» **DATA PROVIDED**

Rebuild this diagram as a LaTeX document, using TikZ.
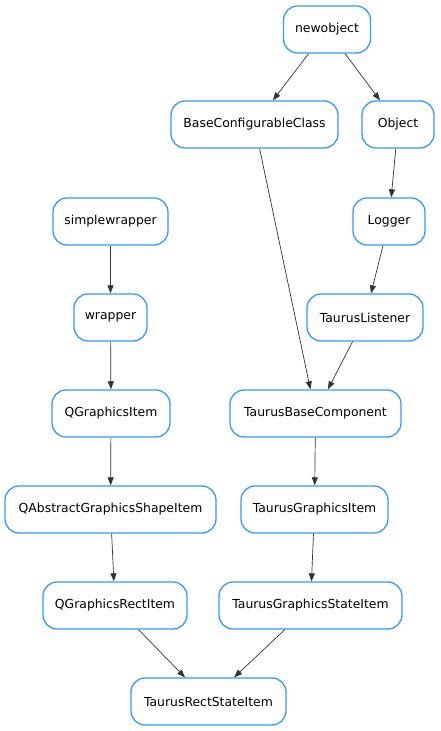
\documentclass[tikz,border=0pt]{standalone}
\usepackage{fontspec}
\setmainfont{DejaVu Sans}
\usetikzlibrary{arrows.meta}
\definecolor{nodeblue}{RGB}{51,153,255}
\begin{document}
\begin{tikzpicture}[x=1pt,y=1pt,
  cls/.style={draw=nodeblue,line width=1.3pt,rounded corners=14pt,fill=white,
    minimum height=47pt,inner xsep=6pt,font=\fontsize{12.4}{14}\selectfont},
  edge/.style={draw=black!80,line width=0.7pt,-{Triangle[length=8pt,width=6pt]}}]
\useasboundingbox (0,0) rectangle (441,731);
\node[cls,minimum width=87pt] (newobject) at (327,701.5) {newobject};
\node[cls,minimum width=167pt] (bcc) at (254.5,606.5) {BaseConfigurableClass};
\node[cls,minimum width=72pt] (object) at (398,606.5) {Object};
\node[cls,minimum width=115pt] (simplewrapper) at (110.5,509.5) {simplewrapper};
\node[cls,minimum width=72pt] (logger) at (389,509.5) {Logger};
\node[cls,minimum width=73pt] (wrapper) at (110.5,413.5) {wrapper};
\node[cls,minimum width=116pt] (listener) at (365,413.5) {TaurusListener};
\node[cls,minimum width=118pt] (qgi) at (111,317.5) {QGraphicsItem};
\node[cls,minimum width=171pt] (tbc) at (315.5,317.5) {TaurusBaseComponent};
\node[cls,minimum width=211pt] (qagsi) at (110.5,221.5) {QAbstractGraphicsShapeItem};
\node[cls,minimum width=147pt] (tgi) at (314.5,221.5) {TaurusGraphicsItem};
\node[cls,minimum width=144pt] (qgri) at (115,125.5) {QGraphicsRectItem};
\node[cls,minimum width=183pt] (tgsi) at (310.5,125.5) {TaurusGraphicsStateItem};
\node[cls,minimum width=155pt] (trsi) at (208.5,29.5) {TaurusRectStateItem};
\draw[edge] (newobject) -- (bcc);
\draw[edge] (newobject) -- (object);
\draw[edge] (bcc) -- (tbc);
\draw[edge] (object) -- (logger);
\draw[edge] (logger) -- (listener);
\draw[edge] (listener) -- (tbc);
\draw[edge] (simplewrapper) -- (wrapper);
\draw[edge] (wrapper) -- (qgi);
\draw[edge] (qgi) -- (qagsi);
\draw[edge] (qagsi) -- (qgri);
\draw[edge] (tbc) -- (tgi);
\draw[edge] (tgi) -- (tgsi);
\draw[edge] (qgri) -- (trsi);
\draw[edge] (tgsi) -- (trsi);
\end{tikzpicture}
\end{document}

» **DESCRIPTION OF THE TASK**
Leave out the pictures and print every line of the data exactly.

» **WORKED ANSWER**
Rebuild this diagram as a LaTeX document, using TikZ.
\documentclass[tikz,border=0pt]{standalone}
\usepackage{fontspec}
\setmainfont{DejaVu Sans}
\usetikzlibrary{arrows.meta}
\definecolor{nodeblue}{RGB}{51,153,255}
\begin{document}
\begin{tikzpicture}[x=1pt,y=1pt,
  cls/.style={draw=nodeblue,line width=1.3pt,rounded corners=14pt,fill=white,
    minimum height=47pt,inner xsep=6pt,font=\fontsize{12.4}{14}\selectfont},
  edge/.style={draw=black!80,line width=0.7pt,-{Triangle[length=8pt,width=6pt]}}]
\useasboundingbox (0,0) rectangle (441,731);
\node[cls,minimum width=87pt] (newobject) at (327,701.5) {newobject};
\node[cls,minimum width=167pt] (bcc) at (254.5,606.5) {BaseConfigurableClass};
\node[cls,minimum width=72pt] (object) at (398,606.5) {Object};
\node[cls,minimum width=115pt] (simplewrapper) at (110.5,509.5) {simplewrapper};
\node[cls,minimum width=72pt] (logger) at (389,509.5) {Logger};
\node[cls,minimum width=73pt] (wrapper) at (110.5,413.5) {wrapper};
\node[cls,minimum width=116pt] (listener) at (365,413.5) {TaurusListener};
\node[cls,minimum width=118pt] (qgi) at (111,317.5) {QGraphicsItem};
\node[cls,minimum width=171pt] (tbc) at (315.5,317.5) {TaurusBaseComponent};
\node[cls,minimum width=211pt] (qagsi) at (110.5,221.5) {QAbstractGraphicsShapeItem};
\node[cls,minimum width=147pt] (tgi) at (314.5,221.5) {TaurusGraphicsItem};
\node[cls,minimum width=144pt] (qgri) at (115,125.5) {QGraphicsRectItem};
\node[cls,minimum width=183pt] (tgsi) at (310.5,125.5) {TaurusGraphicsStateItem};
\node[cls,minimum width=155pt] (trsi) at (208.5,29.5) {TaurusRectStateItem};
\draw[edge] (newobject) -- (bcc);
\draw[edge] (newobject) -- (object);
\draw[edge] (bcc) -- (tbc);
\draw[edge] (object) -- (logger);
\draw[edge] (logger) -- (listener);
\draw[edge] (listener) -- (tbc);
\draw[edge] (simplewrapper) -- (wrapper);
\draw[edge] (wrapper) -- (qgi);
\draw[edge] (qgi) -- (qagsi);
\draw[edge] (qagsi) -- (qgri);
\draw[edge] (tbc) -- (tgi);
\draw[edge] (tgi) -- (tgsi);
\draw[edge] (qgri) -- (trsi);
\draw[edge] (tgsi) -- (trsi);
\end{tikzpicture}
\end{document}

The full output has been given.